Why does this happen? Partly because technology companies move faster than the legal or commercial frameworks around them. The early internet was built on “permissionless innovation”, a euphemism for “ask for forgiveness, not permission.” Search engines indexed copyrighted pages, YouTube hosted unlicensed clips, and social networks-built businesses on user-uploaded content. Over time, courts, regulators, and licensing regimes caught up. But by then, the platform dynamics were entrenched.

The same pattern is repeating with AI. The default assumption, unless challenged, is that the big model companies will collect whatever data they can, train on it, and argue that fair use or legal ambiguity gives them cover. For content owners, this is the disadvantage: they risk becoming the raw material for someone else’s product, with little leverage, transparency, or upside.

So how should it work? The starting point is provenance. Models should know not just what they are trained on, but who created it, under what terms, and with what rights attached. That sounds obvious, but most of today’s datasets are a patchwork of scraped material, open data, and inconsistent metadata. Without provenance, creators can’t be compensated, regulators can’t enforce compliance, and companies can’t guarantee safety.
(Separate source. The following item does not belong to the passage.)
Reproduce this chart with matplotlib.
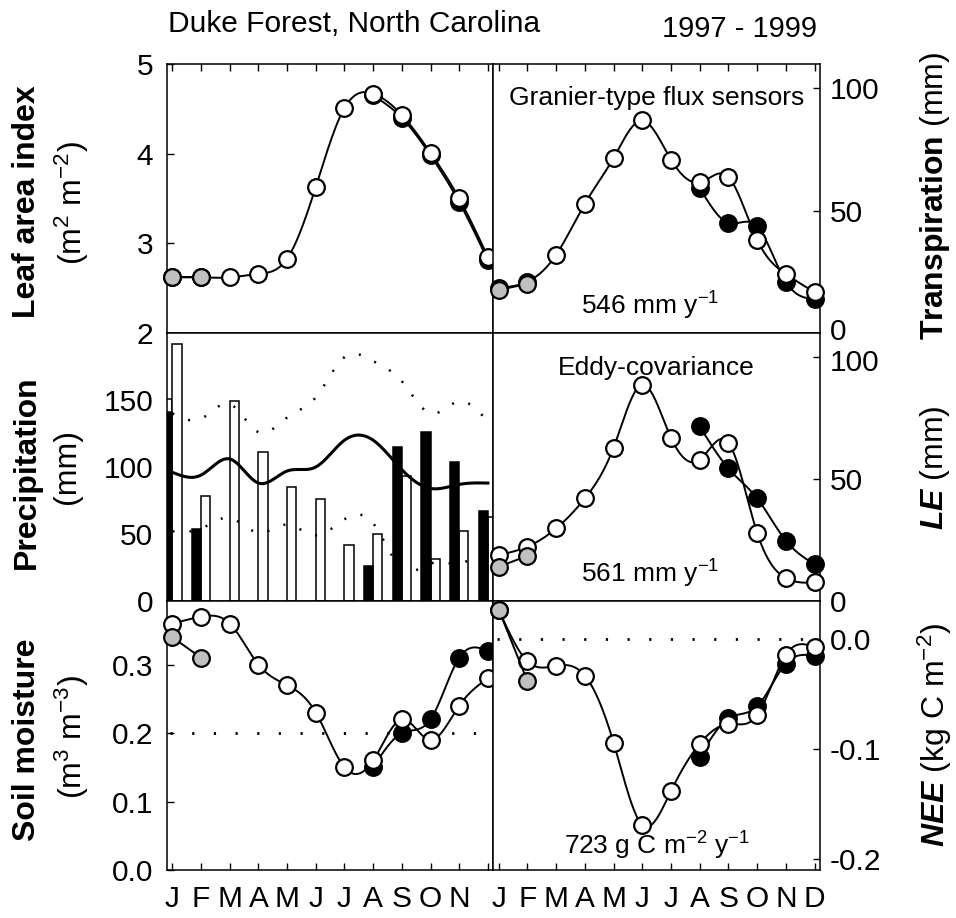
import numpy as np
import matplotlib
matplotlib.use('Agg')
import matplotlib.pyplot as plt
from matplotlib.ticker import FormatStrFormatter
from matplotlib.transforms import ScaledTranslation

plt.rcParams['font.family'] = ['Liberation Sans', 'DejaVu Sans']
plt.rcParams['mathtext.fontset'] = 'custom'
plt.rcParams['mathtext.rm'] = 'Liberation Sans'
plt.rcParams['mathtext.it'] = 'Liberation Sans:italic'
plt.rcParams['mathtext.bf'] = 'Liberation Sans:bold'
plt.rcParams['mathtext.bfit'] = 'Liberation Sans:italic:bold'
plt.rcParams['axes.unicode_minus'] = False

# data

months = np.arange(1, 13)
month_lbl = ['J', 'F', 'M', 'A', 'M', 'J', 'J', 'A', 'S', 'O', 'N', 'D']
m_black = [8, 9, 10, 11, 12]
m_gray = [1, 2]

lai_white = [2.62, 2.62, 2.62, 2.66, 2.83, 3.63, 4.51, 4.67, 4.43, 4.01, 3.50, 2.85]
lai_black = [4.65, 4.40, 3.98, 3.46, 2.81]
lai_gray = [2.62, 2.62]

tr_white = [18.5, 21.0, 32.0, 52.9, 71.6, 86.9, 70.9, 61.6, 63.8, 38.1, 24.1, 16.7]
tr_black = [59.3, 45.0, 43.6, 21.0, 13.8]
tr_gray = [17.6, 20.1]

le_white = [18.9, 22.3, 29.8, 42.1, 63.0, 88.8, 67.0, 58.0, 65.0, 28.0, 9.4, 7.6]
le_black = [71.7, 54.4, 42.1, 24.8, 15.1]
le_gray = [14.1, 18.5]

sm_white = [0.36, 0.37, 0.36, 0.30, 0.27, 0.23, 0.15, 0.16, 0.22, 0.19, 0.24, 0.28]
sm_black = [0.15, 0.20, 0.22, 0.31, 0.32]
sm_gray = [0.34, 0.31]

nee_white = [0.027, -0.020, -0.024, -0.033, -0.094, -0.169, -0.138, -0.095, -0.077, -0.069, -0.014, -0.007]
nee_black = [-0.107, -0.072, -0.061, -0.022, -0.015]
nee_gray = [0.027, -0.038]

# precipitation bars
pr_white = [192, 78, 149, 111, 85, 76, 42, 50, 93, 31, 52, 63]
pr_black_m = [1, 2, 8, 9, 10, 11, 12]
pr_black = [141, 54, 26, 115, 126, 104, 67]
pr_hidden_m = [1]
pr_hidden = [151]
# long-term mean and envelope
pr_mean = [96, 94, 106, 88, 97, 100, 120, 120, 98, 84, 87, 88]
pr_upper = [140, 136, 147, 126, 137, 152, 182, 179, 164, 140, 149, 134]
pr_lower = [52, 54, 62, 51, 57, 49, 61, 58, 24, 28, 28, 40]


def spline(x, y, n=25):
    x = np.asarray(x, float)
    y = np.asarray(y, float)
    k = len(x)
    if k < 3:
        return x, y
    h = np.diff(x)
    A = np.zeros((k, k))
    b = np.zeros(k)
    A[0, 0] = A[-1, -1] = 1.0
    for i in range(1, k - 1):
        A[i, i - 1] = h[i - 1]
        A[i, i] = 2 * (h[i - 1] + h[i])
        A[i, i + 1] = h[i]
        b[i] = 6 * ((y[i + 1] - y[i]) / h[i] - (y[i] - y[i - 1]) / h[i - 1])
    M = np.linalg.solve(A, b)
    xs, ys = [], []
    for i in range(k - 1):
        t = np.linspace(x[i], x[i + 1], n)
        hi = h[i]
        s = (M[i] * (x[i + 1] - t)**3 / (6 * hi) + M[i + 1] * (t - x[i])**3 / (6 * hi)
             + (y[i] / hi - M[i] * hi / 6) * (x[i + 1] - t)
             + (y[i + 1] / hi - M[i + 1] * hi / 6) * (t - x[i]))
        xs.append(t)
        ys.append(s)
    return np.concatenate(xs), np.concatenate(ys)


def series(ax, x, y, face, z):
    xs, ys = spline(x, y)
    ax.plot(xs, ys, color='black', lw=1.4, zorder=z)
    ax.plot(x, y, ls='none', marker='o', ms=12, mfc=face, mec='black',
            mew=1.6, zorder=z + 0.5, clip_on=False)


def nudge(label, dy_px):
    label.set_transform(label.get_transform() +
                        ScaledTranslation(0, dy_px / 100.0, fig.dpi_scale_trans))


fig = plt.figure(figsize=(9.56, 9.18), dpi=100)
W, H = 956.0, 918.0
xl, wl = 167 / W, 326.3 / W
xr, wr = 493.3 / W, 326.7 / W
rows = [(64, 333), (333, 601), (601, 870)]


def rect(x0, w, r):
    t, b = rows[r]
    return [x0, 1 - b / H, w, (b - t) / H]


axes = {}
for r in range(3):
    axes[(r, 0)] = fig.add_axes(rect(xl, wl, r))
    axes[(r, 1)] = fig.add_axes(rect(xr, wr, r))

TS = 21.5
for (r, c), ax in axes.items():
    ax.set_xlim(0.81, 12.19)
    ax.set_xticks(months)
    for sp in ax.spines.values():
        sp.set_linewidth(1.1)
    ax.tick_params(axis='x', direction='in', length=5, width=1.0,
                   top=(r == 0), bottom=(r == 2), labelbottom=(r == 2),
                   labelsize=TS, pad=11)
    if r == 2:
        if c == 0:
            ax.set_xticklabels(month_lbl[:11] + [''])
        else:
            ax.set_xticklabels(month_lbl)
    if c == 0:
        ax.tick_params(axis='y', direction='in', length=5, width=1.0,
                       left=True, right=False, labelsize=TS, pad=10)
    else:
        ax.yaxis.tick_right()
        ax.tick_params(axis='y', direction='in', length=5, width=1.0,
                       left=False, right=True, labelsize=TS, pad=7)

# leaf area index
ax = axes[(0, 0)]
ax.set_ylim(2, 5)
ax.set_yticks([2, 3, 4, 5])
series(ax, m_black, lai_black, 'black', 3)
series(ax, months, lai_white, 'white', 4)
series(ax, m_gray, lai_gray, '#c0c0c0', 5)

# transpiration
ax = axes[(0, 1)]
ax.set_ylim(0, 110)
ax.set_yticks([0, 50, 100])
series(ax, m_black, tr_black, 'black', 3)
series(ax, months, tr_white, 'white', 4)
series(ax, m_gray, tr_gray, '#c0c0c0', 5)
ax.text(0.5, 0.875, 'Granier-type flux sensors', transform=ax.transAxes,
        ha='center', va='center', fontsize=19)
ax.text(0.48, 0.1, r'546 mm y$^{-1}$', transform=ax.transAxes,
        ha='center', va='center', fontsize=19)
nudge(ax.get_yticklabels()[0], 4)

# precipitation
ax = axes[(1, 0)]
ax.set_ylim(0, 200)
ax.set_yticks([0, 50, 100, 150])
bw = 0.325
ax.bar(pr_hidden_m, pr_hidden, width=-bw, align='edge', color='white',
       edgecolor='black', lw=1.1, zorder=2)
ax.bar(months, pr_white, width=bw, align='edge', color='white',
       edgecolor='black', lw=1.1, zorder=2)
ax.bar(pr_black_m, pr_black, width=-bw, align='edge', color='black',
       edgecolor='black', lw=1.1, zorder=3)
xs, ys = spline(months, pr_mean)
ax.plot(xs, ys, color='black', lw=2.2, zorder=4)
for env in (pr_upper, pr_lower):
    xs, ys = spline(months, env)
    ax.plot(xs, ys, color='black', lw=1.8, ls=(0, (0.8, 6)), zorder=4)

# LE
ax = axes[(1, 1)]
ax.set_ylim(0, 110)
ax.set_yticks([0, 50, 100])
series(ax, m_black, le_black, 'black', 3)
series(ax, months, le_white, 'white', 4)
series(ax, m_gray, le_gray, '#c0c0c0', 5)
ax.text(0.5, 0.87, 'Eddy-covariance', transform=ax.transAxes,
        ha='center', va='center', fontsize=19)
ax.text(0.48, 0.1, r'561 mm y$^{-1}$', transform=ax.transAxes,
        ha='center', va='center', fontsize=19)
nudge(ax.get_yticklabels()[2], -3)

# soil moisture
ax = axes[(2, 0)]
ax.set_ylim(0, 0.393)
ax.set_yticks([0.0, 0.1, 0.2, 0.3])
ax.yaxis.set_major_formatter(FormatStrFormatter('%.1f'))
ax.axhline(0.2, xmin=0.01, xmax=0.99, color='black', lw=2,
           ls=(0, (0.8, 7)), zorder=1)
series(ax, m_black, sm_black, 'black', 3)
series(ax, months, sm_white, 'white', 4)
series(ax, m_gray, sm_gray, '#c0c0c0', 5)

# NEE
ax = axes[(2, 1)]
ax.set_ylim(-0.21, 0.035)
ax.set_yticks([0.0, -0.1, -0.2])
ax.yaxis.set_major_formatter(FormatStrFormatter('%.1f'))
ax.axhline(0.0, xmin=0.01, xmax=0.99, color='black', lw=2,
           ls=(0, (0.8, 7)), zorder=1)
series(ax, m_black, nee_black, 'black', 3)
series(ax, months, nee_white, 'white', 4)
series(ax, m_gray, nee_gray, '#c0c0c0', 5)
ax.text(0.5, 0.09, r'723 g C m$^{-2}$ y$^{-1}$', transform=ax.transAxes,
        ha='center', va='center', fontsize=19)

# axis titles
LS = 23
def ylab(x, y, s, **kw):
    fig.text(x / W, 1 - y / H, s, rotation=90, ha='center', va='center',
             fontsize=LS, **kw)

ylab(27, 202, 'Leaf area index', fontweight='bold')
ylab(72, 203, r'(m$^{2}$ m$^{-2}$)')
ylab(27, 472, 'Precipitation', fontweight='bold')
ylab(67, 467, '(mm)')
ylab(27, 740, 'Soil moisture', fontweight='bold')
ylab(72, 737, r'(m$^{3}$ m$^{-3}$)')

ylab(935, 196, r'$\mathbf{Transpiration}$ (mm)')
ylab(935, 468, r'$\mathbfit{LE}$ (mm)')
ylab(935, 735, r'$\mathbfit{NEE}$ (kg C m$^{-2}$)')

fig.text(168 / W, 1 - 32 / H, 'Duke Forest, North Carolina', fontsize=21.5,
         ha='left', va='baseline')
fig.text(817 / W, 1 - 37 / H, '1997 - 1999', fontsize=21,
         ha='right', va='baseline')

fig.savefig('out.png', dpi=100)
Second, licensing needs to be embedded into the infrastructure. Think of the way Spotify normalized music streaming: instead of piracy, labels got predictable royalties, and users got universal access. The business model didn’t just reduce friction, it rebalanced the relationship between creators and platforms. AI needs its Spotify moment for training data: a system where content owners opt in, set terms, and share in the value their assets generate.

Finally, cultural and contextual nuance matters. A model trained on Western datasets may misinterpret or erase local practices. A saree becomes just another “dress,” or a religious ritual is mistaken for generic ceremony. Content owners don’t just supply pixels; they supply meaning. Preserving that meaning is critical if AI is to reflect the richness of human culture rather than flatten it.

This is where companies like Clairva are trying to shift the narrative. Instead of scraping, we work directly with content owners to annotate, enrich, and license their video libraries. Instead of treating video as a fungible mass of frames, we add structure: who is in the scene, what cultural practice is represented, what emotions are expressed. That creates datasets that are not only legally defensible but also far more useful: models trained on structured, rights-cleared content perform better, because they actually understand what they see.

It is not glamorous work. Annotation and metadata don’t make headlines the way a new multimodal model does. But in the long run, this layer of trusted, contextualized data is what will make AI sustainable, for companies, for regulators, and for creators. Every innovation at Clairva, from provenance tagging to cultural annotation, is designed to give content owners leverage rather than extract it from them.

History tells us that platforms always try to take more than they give. But it also shows that when industries organize around standards, the balance can be restored. The lesson from music, publishing, and social media is clear: if content owners want to avoid becoming mere suppliers to someone else’s engine, they need infrastructure that enforces consent, context, and compensation.

Generative AI is still young. The frameworks we build now will decide whether creators are sidelined or empowered in the next decade. At Clairva, our bet is simple: the future of AI should be built with content owners, not at their expense.